Second, Rhode Island did not support the Constitution in 1788. It refused to send delegates to Philadelphia, overwhelmingly rejected the Constitution by statewide referendum in March 1788 (2,708–237), and did not ratify until May 29, 1790.

Most importantly, the historical record demonstrates why the phrase "runaway convention" exists.

Of the twelve states that sent delegates to Philadelphia, ten expressly prescribed delegate commissions directing their delegates to report alterations that were to be agreed to by Congress and confirmed by the states. The February 21, 1787 congressional resolution contained substantially the same direction. Yet the Convention instead proposed Article VII, establishing an entirely different ratification process requiring conventions in only nine states.

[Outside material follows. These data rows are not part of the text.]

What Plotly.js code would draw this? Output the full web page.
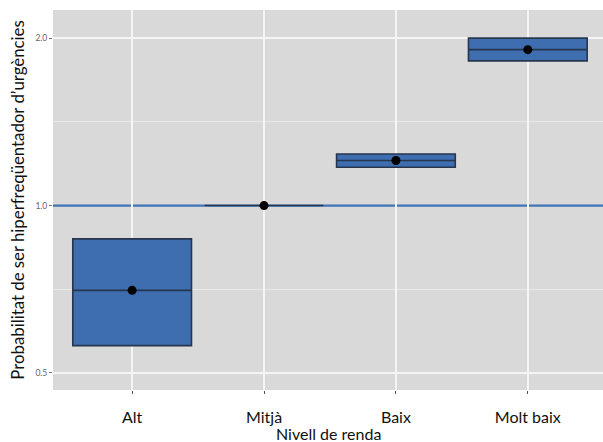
<!DOCTYPE html>
<html>
<head>
<meta charset="utf-8">
<script src="https://cdn.plot.ly/plotly-3.0.1.min.js"></script>
<style>html,body{margin:0;padding:0;background:#fff;}#chart{width:603px;height:442px;}</style>
</head>
<body>
<div id="chart"></div>
<script>
const categories = ["Alt", "Mitjà", "Baix", "Molt baix"];
const lower = [0.56, 1.0, 1.172, 1.82];
const estimate = [0.704, 1.0, 1.205, 1.907];
const upper = [0.871, 1.0, 1.238, 2.0];
const refValue = 1.0;
const yTickVals = [0.5, 1.0, 2.0];
const yTickText = ["0.5", "1.0", "2.0"];
const yGridVals = [0.5, 2.0];
const yMinorVals = [0.7071, 1.4142];
const xTitle = "Nivell de renda";
const yTitle = "Probabilitat de ser hiperfreqüentador d’urgències";

const yRange = [Math.log10(0.466), Math.log10(2.247)];

const boxTrace = {
  type: "box",
  x: categories,
  q1: lower,
  median: estimate,
  q3: upper,
  lowerfence: lower,
  upperfence: upper,
  width: 0.9,
  whiskerwidth: 0,
  fillcolor: "#3e6db0",
  line: {color: "#26364d", width: 1.6},
  hoverinfo: "skip",
  showlegend: false
};

const pointTrace = {
  type: "scatter",
  mode: "markers",
  x: categories,
  y: estimate,
  yaxis: "y2",
  marker: {color: "#000000", size: 9},
  hoverinfo: "skip",
  showlegend: false
};

const layout = {
  width: 603,
  height: 442,
  margin: {l: 53, r: 0, t: 10, b: 52},
  paper_bgcolor: "#ffffff",
  plot_bgcolor: "#d9d9d9",
  font: {family: "Lato, 'DejaVu Sans', sans-serif", color: "#000"},
  showlegend: false,
  xaxis: {
    type: "category",
    range: [-0.6, 3.57],
    showgrid: true,
    gridcolor: "#f5f5f5",
    gridwidth: 1.6,
    zeroline: false,
    showline: false,
    ticks: "outside",
    ticklen: 3,
    tickcolor: "#555",
    ticklabelstandoff: 10,
    tickfont: {size: 16, color: "#111"}
  },
  yaxis: {
    type: "log",
    range: yRange,
    tickmode: "array",
    tickvals: yGridVals,
    showticklabels: false,
    ticks: "",
    showgrid: true,
    gridcolor: "#f5f5f5",
    gridwidth: 1.6,
    minor: {tickmode: "array", tickvals: yMinorVals, showgrid: true, gridcolor: "#ececec", gridwidth: 0.8, ticks: ""},
    zeroline: false,
    showline: false
  },
  yaxis2: {
    type: "log",
    overlaying: "y",
    side: "left",
    range: yRange,
    tickmode: "array",
    tickvals: yTickVals,
    ticktext: yTickText,
    showgrid: false,
    zeroline: false,
    showline: false,
    ticks: "outside",
    ticklen: 3,
    tickcolor: "#777",
    tickfont: {size: 8.5, color: "#666"},
    title: {text: yTitle, font: {size: 16.8, color: "#111"}, standoff: 6}
  },
  annotations: [{
    text: xTitle, xref: "paper", yref: "paper", x: 0.5, y: 0, yshift: -43,
    xanchor: "center", yanchor: "middle", showarrow: false,
    font: {size: 16, color: "#111"}
  }],
  shapes: [{
    type: "line", xref: "x domain", x0: 0, x1: 1, yref: "y", y0: refValue, y1: refValue,
    layer: "below",
    line: {color: "#3f74b8", width: 2.2}
  }]
};

Plotly.newPlot("chart", [boxTrace, pointTrace], layout, {displayModeBar: false, staticPlot: true});
</script>
</body>
</html>
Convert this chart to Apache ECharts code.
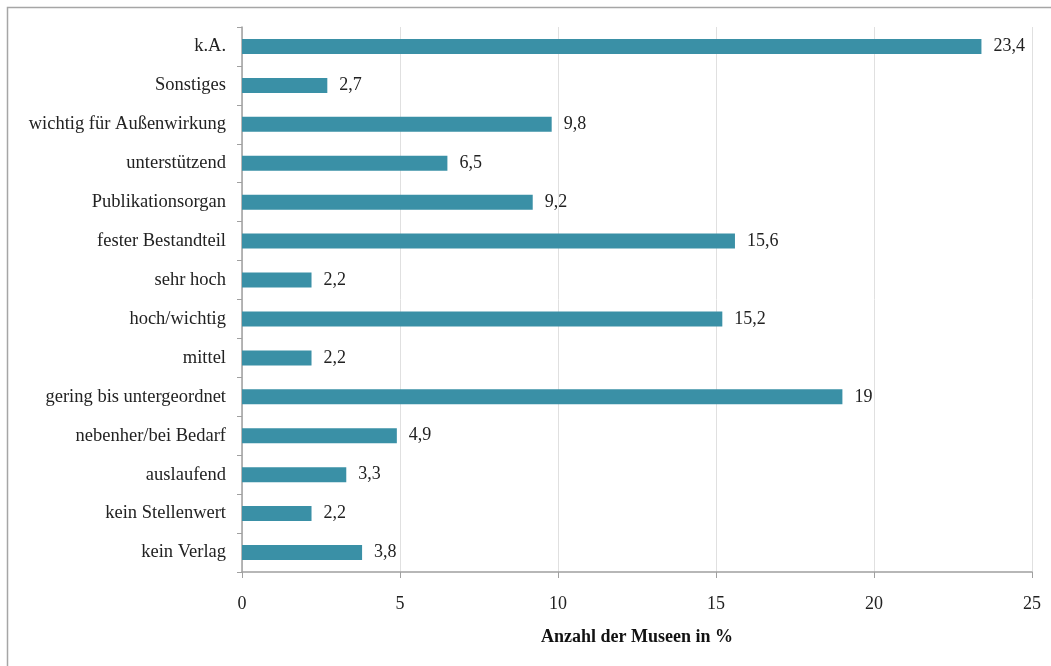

Those delegate commissions were not casual suggestions. They were legal commissions issued by sovereign states. Madison did not deny that the Convention departed from them. In Federalist No. 40, he defended doing so by arguing that the delegates' powers were "merely advisory and recommendatory."

That is precisely why many constitutional scholars and historians describe Philadelphia as a runaway convention. Whether one believes the outcome benefited America is a separate question. But the documentary record shows that many of the delegates acted beyond the written authority prescribed by their appointing states.

The historical documents—not modern talking points—should guide this discussion.

Sources: The Documentary History of the Ratification of the Constitution (Kaminski et al.); Pauline Maier, Ratification; Federalist No. 40; February 21, 1787 Resolution of Congress; September 28, 1787 Resolution of Congress; Rhode Island ratification records and referendum.

Bill Guiffredo's avatar

What is accurate is that the Congress approved the procedure, and Rhode Island also approved the resolution 3/1/1788.

From the Journal of Public Law and Policy, volume 40, April 2017,

by Michael Farris.

"Specifically referencing the accompanying resolutions (“Ratification

and Transition”), Congress limited its approval to the

process itself, rather than the Constitution on its substance.

(Journals of Congress September 28, 1787

The editors of the encyclopedic Documentary History of the

Ratification of the Constitution summarize the approach taken

by Congress thusly:

On 28 September Congress reached a compromise. It resolved

“unanimously” that the Constitution and the resolutions

and the letter of the Convention be sent to the states

with only a suggestion that the states call conventions to

consider the Constitution. This compromise followed the

recommendation of the Convention.

Congress only approved the new process and sent the matter to

the state legislatures with recommendation that they do the same."

I expect you to discredit Michael Farris, as you have done to Ken Whaley, and I can now say I've communicated with the person who ill advised the JBS on the truth surrounding the 1787 convention. Since I see you as inveterate, there is no point in responding to my post.